それ以外では「親族名称」というものもあり、息子が父親のことを「あなた」とは呼ばず、「お父さん」とか「パパ」とか呼んだりします。
これも家族という枠組みの中で、息子が父親のことを敬っており、父親は子供を庇護する立場にあるという「関係性」が呼び方で判断できると思います。
日本語では英語のような一元的、単一的な「YOU」以上に、人間同士の「関係性」が如実に表現されているのが大きな特徴です。
目下の人に尊称を使う??
日本語の不思議なところをもうひとつ紹介しておきましょう。
日常生活でよく使われてる言葉、こんな場面は珍しくないでしょう
2人の子供がケンカをしてて、お母さんが先に手を出した下の子に向かって
「お兄ちゃんに謝りなさい!」
って言葉。
コレって、本来おかしくないですか??
だってね、お母さんからしたらどちらの子供もいわゆる「目下」、けっしてお母さんの「お兄ちゃん」ではないです。
でも下の子から見たら・・ってことで「お兄ちゃん」って言い方をしてますね。
呼びかけている相手(下の子)にとって、指し示している相手(上の子)がどんな立場なのかを言い表しているワケです。
これは外国語にはない、日本語独特の表現方法です。
またはこんなケース、お母さんと子供が電車に乗っていて高齢の方が立っているのを見て、子供に向かって「おじいさんに席を譲ってね」という場面。

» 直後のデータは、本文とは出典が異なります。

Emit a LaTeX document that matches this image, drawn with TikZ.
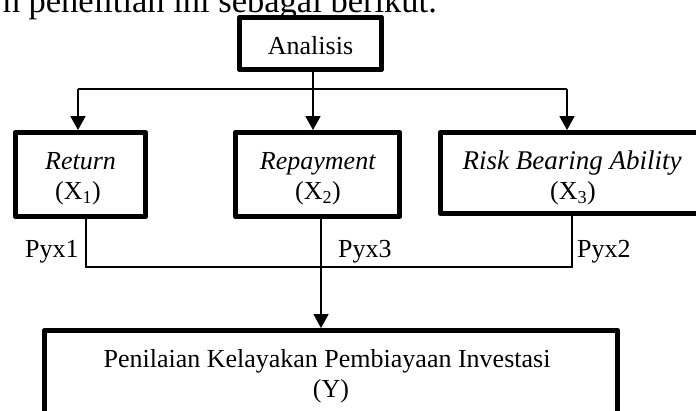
\documentclass[tikz,border=0pt]{standalone}
\usepackage{fontspec}
\setmainfont{Liberation Serif}
\usetikzlibrary{arrows.meta}
\begin{document}
\begin{tikzpicture}[x=1pt,y=-1pt,
  box/.style={draw, line width=4.6pt, line join=round, inner sep=0pt, outer sep=0pt},
  conn/.style={line width=1.8pt},
  arr/.style={conn, -{Triangle[width=15pt,length=14pt]}, shorten >=2.2pt},
  lbl/.style={inner sep=0pt, anchor=base, font=\fontsize{26}{30}\selectfont},
]
\useasboundingbox (0,0) rectangle (696,411);
\clip (0,0) rectangle (696,411);
% partial sentence above the figure
\node[anchor=base east, inner sep=0pt, font=\fontsize{34.5}{40}\selectfont] (intro) at (437,13) {n penelitian ini sebagai berikut.};
% boxes
\node[box, minimum width=142.5pt, minimum height=52.5pt] (ana) at (310.5,43.5) {};
\node[box, minimum width=130.5pt, minimum height=84.5pt] (ret) at (80.5,174.5) {};
\node[box, minimum width=164.5pt, minimum height=84.5pt] (rep) at (317.5,174.5) {};
\node[box, minimum width=263.5pt, minimum height=81.5pt] (risk) at (572,173) {};
\node[box, minimum width=573.5pt, minimum height=107.5pt] (pen) at (331,384) {};
% texts
\node[lbl] (anaT) at (310.5,55) {Analisis};
\node[lbl] (retT1) at (80.5,170) {\textit{Return}};
\node[lbl] (retT2) at (78,200) {(X\textsubscript{1})};
\node[lbl] (repT1) at (318,170) {\textit{Repayment}};
\node[lbl] (repT2) at (318,200) {(X\textsubscript{2})};
\node[lbl, font=\fontsize{27}{30}\selectfont] (riskT1) at (572,170) {\textit{Risk Bearing Ability}};
\node[lbl] (riskT2) at (573,200) {(X\textsubscript{3})};
\node[lbl, anchor=base west] (p1) at (25,258) {Pyx1};
\node[lbl, anchor=base west] (p3) at (338,258) {Pyx3};
\node[lbl, anchor=base west] (p2) at (577,258) {Pyx2};
\node[lbl] (penT1) at (327,368) {Penilaian Kelayakan Pembiayaan Investasi};
\node[lbl] (penT2) at (331,398) {(Y)};
% connectors from Analisis
\coordinate (split) at (313,89);
\coordinate (bl) at (78,89);
\coordinate (br) at (567,89);
\draw[conn] (split |- ana.south) -- (split);
\draw[conn] (bl) -- (br);
\draw[arr] (bl) -- (bl |- ret.north);
\draw[arr] (split) -- (split |- rep.north);
\draw[arr] (br) -- (br |- risk.north);
% connectors to Y
\coordinate (jl) at (86,267);
\coordinate (jr) at (572,267);
\coordinate (jm) at (321,267);
\draw[conn] (jl |- ret.south) -- (jl) -- (jr) -- (jr |- risk.south);
\draw[arr] (jm |- rep.south) -- (jm |- pen.north);
\end{tikzpicture}
\end{document}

これも本来「おじいさん」ではないんだけど、親族と見立てた場合、どう呼べばいいかという観点で親族名称である「おじいさん」という言葉で言い表してます。
こういった使い方を「親族名称の虚構的用法」と呼んでおり、日本語の特徴の一部となってます。
英語だとどのパターンも「HE」(彼)で済むんですが、日本語だと「立場」、「年齢」などの関係性を言い表した表現方法を使います。
こういった面を見ていくと、つくづく日本語って不思議だなぁって思いますね。
まとめ
外国人が日本語を学ぶ際に「う~ん」って悩むところって二人称のところが多いでそうです。
たしかに英語ならYOUなのに日本語なら相手によって言い方も様々だし、どれを使えばいいか悩みどころですよね。
しかし見方を変えれば、人間関係を円滑に行うために先人がいろいろ試行錯誤を重ねてきた結果とも言えます。
現代人はこういった日常生活に必須の言葉について最低限のことはぜひ知っておきたいところです。